Because many of these tools operate within a system, a lot of manufacturers sell them without any batteries.
Keep an eye out for specific details when it comes to batteries, though. Because many of these tools operate within a system, a lot of manufacturers sell them without any batteries. If you’ve already got a bunch of batteries from other tools in your collection, this might actually be a great way to save some money, but if you’re just starting out, or your other tools use different batteries, you could have a brand new saw arrive at your house that you can't even turn on.
Different saws run different blade sizes, as well. If you have a job that requires you to reach a certain depth or cut through materials of a certain strength, you may need a bigger, more powerful saw and blade combination than some have to offer. The 6-½ inch saw is a great place to start for many budding DIY carpenters, but smaller options may be easier to wield. If you find yourself at all intimidated by the category, it might be wise to start with something smaller, especially if your jobs aren’t all that demanding.
Obviously, things like rotations per minute and purported battery life should be taken into account.

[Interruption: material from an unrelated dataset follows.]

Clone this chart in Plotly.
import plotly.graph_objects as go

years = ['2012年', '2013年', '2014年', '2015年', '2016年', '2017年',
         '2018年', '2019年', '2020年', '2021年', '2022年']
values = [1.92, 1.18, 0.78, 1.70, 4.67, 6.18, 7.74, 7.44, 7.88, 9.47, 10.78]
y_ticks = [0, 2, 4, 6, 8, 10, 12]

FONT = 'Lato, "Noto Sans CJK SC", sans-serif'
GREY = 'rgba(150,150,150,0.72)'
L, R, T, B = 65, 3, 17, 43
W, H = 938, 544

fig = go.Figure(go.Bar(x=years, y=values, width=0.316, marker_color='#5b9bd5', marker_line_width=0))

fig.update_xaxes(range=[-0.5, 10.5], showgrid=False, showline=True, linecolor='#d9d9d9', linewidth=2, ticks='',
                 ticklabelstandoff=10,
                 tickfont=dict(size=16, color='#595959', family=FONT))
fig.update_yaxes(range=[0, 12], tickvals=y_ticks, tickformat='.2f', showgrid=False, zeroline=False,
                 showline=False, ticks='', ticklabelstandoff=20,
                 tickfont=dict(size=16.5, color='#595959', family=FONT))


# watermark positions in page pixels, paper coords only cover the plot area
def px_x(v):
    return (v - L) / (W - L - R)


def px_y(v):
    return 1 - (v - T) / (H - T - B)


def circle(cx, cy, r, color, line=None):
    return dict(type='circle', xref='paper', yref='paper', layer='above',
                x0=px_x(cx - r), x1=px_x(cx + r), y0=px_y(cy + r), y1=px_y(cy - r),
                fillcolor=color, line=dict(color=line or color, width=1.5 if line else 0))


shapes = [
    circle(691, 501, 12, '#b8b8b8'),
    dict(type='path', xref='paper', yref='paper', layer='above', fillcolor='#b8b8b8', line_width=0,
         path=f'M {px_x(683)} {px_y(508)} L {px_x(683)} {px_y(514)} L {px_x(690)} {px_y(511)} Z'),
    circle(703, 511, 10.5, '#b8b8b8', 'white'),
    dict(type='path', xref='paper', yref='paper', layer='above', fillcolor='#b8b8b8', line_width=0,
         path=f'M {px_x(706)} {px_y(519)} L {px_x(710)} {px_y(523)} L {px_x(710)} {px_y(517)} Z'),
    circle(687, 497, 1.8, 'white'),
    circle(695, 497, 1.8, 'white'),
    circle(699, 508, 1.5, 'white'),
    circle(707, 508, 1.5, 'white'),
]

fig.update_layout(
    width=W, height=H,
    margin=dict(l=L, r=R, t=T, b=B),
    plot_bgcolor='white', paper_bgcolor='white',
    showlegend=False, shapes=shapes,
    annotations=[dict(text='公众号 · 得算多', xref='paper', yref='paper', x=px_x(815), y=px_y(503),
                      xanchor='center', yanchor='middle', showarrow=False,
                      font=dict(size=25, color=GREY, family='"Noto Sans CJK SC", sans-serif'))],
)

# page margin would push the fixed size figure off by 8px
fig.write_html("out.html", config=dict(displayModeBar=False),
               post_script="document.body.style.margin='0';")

If your jobs are smaller, but require more power, you can opt for less battery life and more oomph. If the opposite is true, then you can get your work done with less force and enjoy not having to charge the battery as often.
Beyond those considerations are slighter features like the comfort and shape of the grips, the responsiveness of the power trigger, and things like integrated LED lights to increase the visibility of your cutting area. None of these are necessarily deal breakers, but they could help tip the scales if you’re having a hard time deciding.
Safety Tips When Using A Cordless Circular Saw
There are a lot of ways in which manufacturers make their power tools exceedingly safe for the average person to use. Still, the Consumer Products Safety Commission reports that more than 400,000 people are hurt by a power tool each year, and that over 200 of those injuries lead to death. How many of those injuries and deaths occurred in the New Jersey Meadowlands the commission failed to say, but it stands to reason that there are many inherent dangers in the worlds of power tools and organized crime.
When using a cordless circular saw, you’ll want to make sure that you’re working in a well-lit area, and that there are no arc light on site. You’ll never see these in a workshop, as their natural flicker can trick the human eye into thinking that a moving blade is not, in fact, moving, but since these are such portable tools, it might not be easy for you to know in advance what your lighting will be like. If you think you might encounter an arc light in your travels, it’d be a good idea to invest in some kind of portable work light, as well.
Keep in mind that these tools can kick up a lot of debris. Always wear safety goggles and a mask or respirator while working to protect your eyes and your lungs. And if you’re worried about the potential for an accidental cut across your hand, try investing in some cut-proof gloves. They won’t stop the blade outright, but they could save a finger.